Apart from the story concept, on which Juvy Galamiton based the story and screenplay, Toni Gonzaga also starred in the film with her husband, Paul Soriano as director for TEN17 Productions‘ official entry to the 48th Metro Manila Film Festival (MMFF).
Gonzaga’s concept for My Teacher isn’t original. It has the semblance to Hilary Swank‘s 2007 American film, Freedom Writers but only with a different take. Swanl’s film is from the story of teacher Erin Gruwell and her students, who compiled the book based on real-diary entries about their lives they wrote in their English class at Woodrow Wilson Classical High School in Long Beach, California.
Another film that could be slightly reminiscent of Gonzaga’s film is the Brendan Fraser-Jose Pesci 1994 American comedy-drama With Honors.

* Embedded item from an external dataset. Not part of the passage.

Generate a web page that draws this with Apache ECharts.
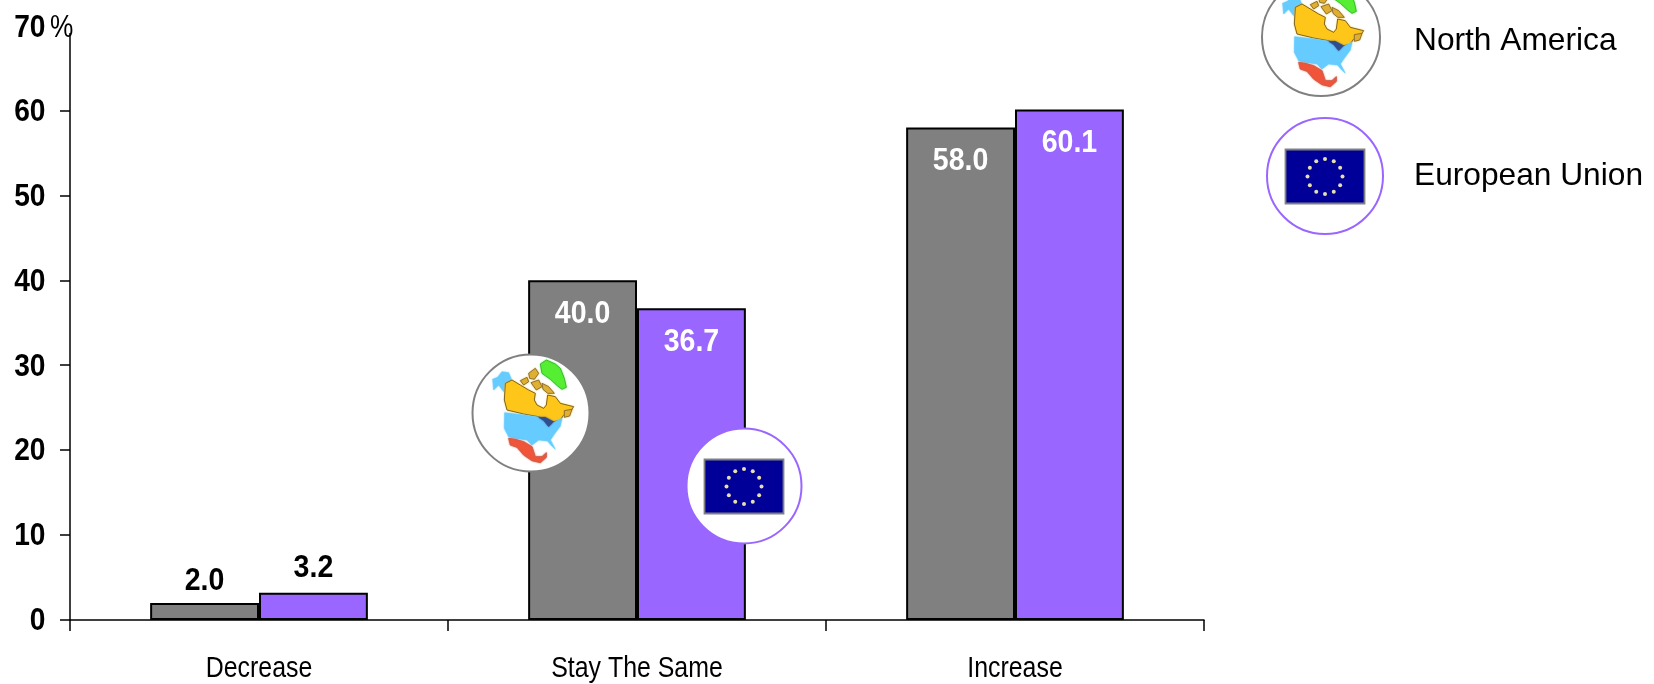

But so much with the references, the one thing that the Soriano film lacked is the real tug-in-the-heart. It may have attempted to provide such–it still felt ‘no-match’ to the two film references mentioned earlier. It tried to give tribute to someone who served as a mentor to Gonzaga’s character in the story.
Gonzaga is Emma Bonifacio, an OFW teacher who got unjustly dismissed from her former school abroad. She returned home and accepted the offer to teach her hometown’s senior high students at San Roque National High School. With that decision, she had to confront past issues that made her leave it in the first place.
Not making Emma’s situation any better is the class assigned to her, Section Ipil-Ipil, which is notorious for its delinquent, “difficult” students. Despite her initial reservation, she committed to helping her “hopeless” students graduate. Another challenge to her–is when she meets her “senior” student, Solomon (Joey de Leon). He’s already in his ’70s, but he’s determined to finish school and “learn English” to communicate with his daughter and granddaughter in the US.
Gonzaga and Soriano could have opted to do a fairly-dramatic project. There are already enough comedy-drama entries in this year’s fest. When the lead star had to decide to leave the school after being accused of something worthy of dismissal, her teacher-friend played by Rufa Mae Quinto wasn’t even there to comfort her and fight for her. Kakai Bautista‘s character has created a much impact instead of Quinto‘s.
In the story, yes, Emma made a difference in the lives of her students, but in conclusion, she also saluted the real teacher she considered–Solomon Bienes. Personally, if I disagreed with the death of Jake Cuenca‘s character in My Father, Myself–I think Gonzaga’s movie should have resorted to ending with a high note by ending the life of Solomon. It could have given the audience a bit shaken.
The humor incorporated in My Teacher was ineffective. They were unsure of getting into a comedy-drama. They could have chosen a straight drama since all the actors were capable, even Gonzaga and de Leon. At least, it could have given them noticeable performances and could have earned them nominations at the Gabi ng Parangal.
There’s no doubt why this is not a preferred movie in the MMFF 2022–it has an identity crisis. What I saw in this story was an attempt to restore the lost public trust in Gonzaga. As a “powerful-woman” identity didn’t translate to ticket sales–it failed miserably.
The Gender Sensitivity award went to this film because of the gay couple whom Emma helped to achieve their goals but wasn’t given a concrete resolution in the end. Where is the sensitivity in that?
For Gonzaga fans, this film is an opportunity to see her acting being a teacher, but nothing extraordinary about that. Mind you guys–it is not as impressive as her Four Sisters and a Wedding (2013) and Starting Over Again (2014), where she starred with Piolo Pascual and Iza Calzado.